Help me respond to anti-cycling letter!
 
Yesterday's local newspaper, here in Fairbanks, Alaska, featured the following "Letter to the Editor:"

"This letter is in response to Leslie Almberg’s bicycling problems. Highways and roads are for motorized vehicles only. Bikes are allowed travel as an exception, not a rule, bikes will never be accepted as “traffic” because you lack the tools needed, a 'motor.' We can’t accept bikes as equals because there is no possible way you can afford all who travel on highways the same level of safety as in a motor-vehicle or vice versa. These taxpayer financed roads are engineered and regulated for travel with motor vehicles at 0-60 mph. Sidewalks are for pedestrians, people who walk or run at 0-10 mph. Bike paths are for … guess what, bikes. Bike paths are engineered to allow safe travel for speeds from 0-25 mph, Leslie stated bicyclists can travel up to 50 mph, that’s well over the limits for the design of the bike path so — slow down or get a car. If the bike path is obstructed by frost heaves or kids then complain to the Department of Transportation to have them repaired, don’t ask me to change my driving practices to accommodate their lack of path-repair funding. Do you see me dodging potholes by driving on the sidewalk? No. So why is it OK for them to dodge obstructions in their path by riding on the road? Let’s be realistic here, they choose to use a socially outdated system of transportation in an environment that makes construction and maintenance of a “road” bike path expensive and time consuming for taxpayers just so the very few who use it during a very short season can commute from day to day without any obstructions. Good luck with that, Lance Armstrong. My taxes aren’t paying for that."

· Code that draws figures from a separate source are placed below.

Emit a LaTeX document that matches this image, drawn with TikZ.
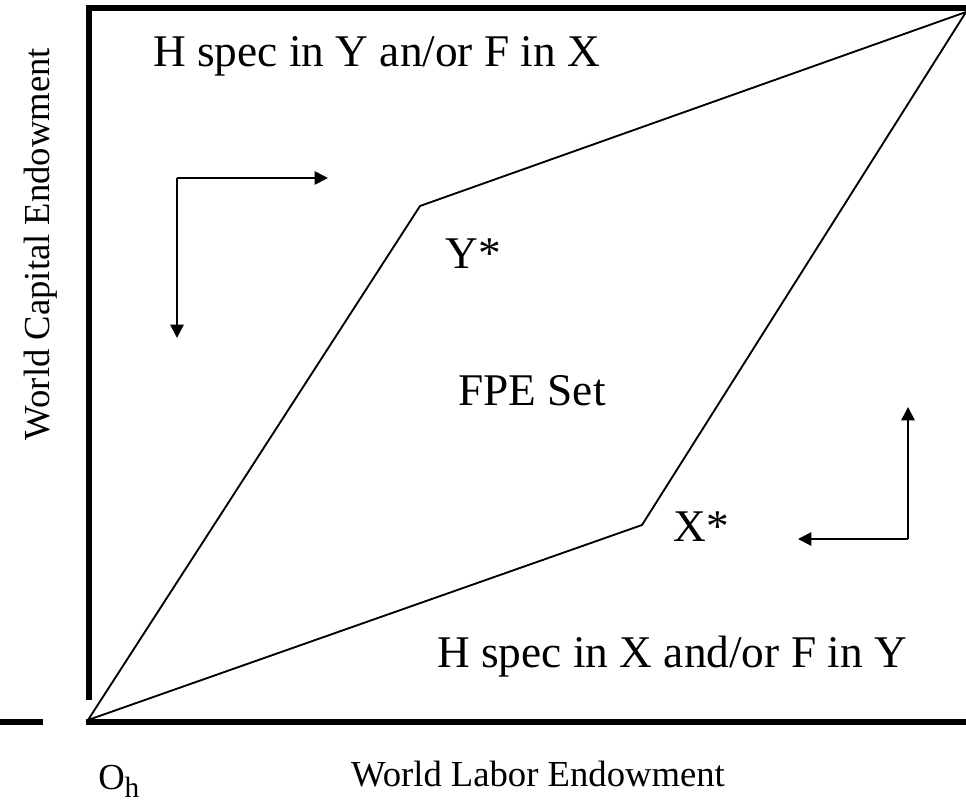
\documentclass[tikz,border=0pt]{standalone}
\usepackage{fontspec}
\setmainfont{Liberation Serif}
\usetikzlibrary{arrows.meta}
\tikzset{
  frameline/.style={line width=4.5pt},
  setline/.style={line width=1.4pt, line join=miter},
  dirarrow/.style={line width=1.3pt, -{Triangle[length=10pt,width=10pt]}},
  biglabel/.style={inner sep=0pt, font=\fontsize{34}{40}\selectfont, anchor=base west},
  axislabel/.style={inner sep=0pt, font=\fontsize{27.5}{32}\selectfont},
}
\begin{document}
\begin{tikzpicture}[x=0.75pt, y=-0.75pt]
\useasboundingbox (0,0) rectangle (966,803);
% frame
\draw[frameline] (89,5) -- (89,700);
\draw[frameline] (86,8) -- (966,8);
\draw[frameline] (86,722) -- (966,722);
\draw[frameline] (0,722) -- (43,722);
% FPE set
\coordinate (O) at (88,720);
\coordinate (Yk) at (420,206);
\coordinate (TR) at (966,12);
\coordinate (Xk) at (642,525);
\draw[setline] (O) -- (Yk) -- (TR) -- (Xk) -- cycle;
% arrows
\coordinate (c1) at (177,178);
\coordinate (c1r) at (328,178);
\coordinate (c1d) at (177,338);
\draw[dirarrow] (c1) -- (c1r);
\draw[dirarrow] (c1) -- (c1d);
\coordinate (c2) at (908,539);
\coordinate (c2l) at (798,539);
\coordinate (c2u) at (908,407);
\draw[dirarrow] (c2) -- (c2l);
\draw[dirarrow] (c2) -- (c2u);
% labels
\node[biglabel] (top) at (153,66) {H spec in Y an/or F in X};
\node[biglabel] (ys) at (445,268) {Y*};
\node[biglabel] (fpe) at (458,405) {FPE Set};
\node[biglabel] (xs) at (673,541) {X*};
\node[biglabel] (bot) at (437,667) {H spec in X and/or F in Y};
\node[axislabel, anchor=base west] (oh) at (98,789) {O\textsubscript{\fontsize{22}{24}\selectfont h}};
\node[axislabel, anchor=base] (xlab) at (538,786) {World Labor Endowment};
\node[axislabel, rotate=90] (ylab) at (41,244) {World Capital Endowment};
\end{tikzpicture}
\end{document}
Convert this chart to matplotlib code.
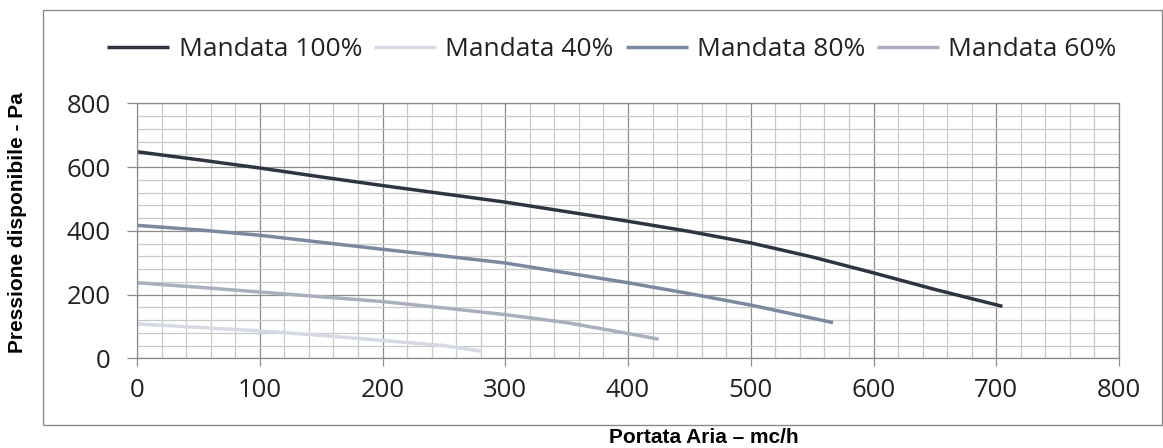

Source: http://newsminer.com/2007/07/26/8099

I intend to draft a response to this letter, could you recommend some counterpoints to include in this letter? And what do you think of the phrase, "socially outdated system of transportation?"

-bobby,
Fairbanks, Alaska

chipcom 07-27-07 12:31 PM

Only one intelligent response possible:

http://content.ytmnd.com/content/9/8...01e7c29d62.jpg

themickeyd 07-27-07 12:56 PM

Ah, some times I wonder why I left Alaska something comes back to show me. But for the most part there was a recent thread you can search for that had information about taxes and bicycles showing that the bicyclists were paying more per mile in taxes than the amount of wear on the roads. But the writer of that letter wont listen. If the RCW's for Alaska are available to you dig around and give him the numbers showing where bicycles are vehicles and are on the road. Then give him Chipcoms response ;)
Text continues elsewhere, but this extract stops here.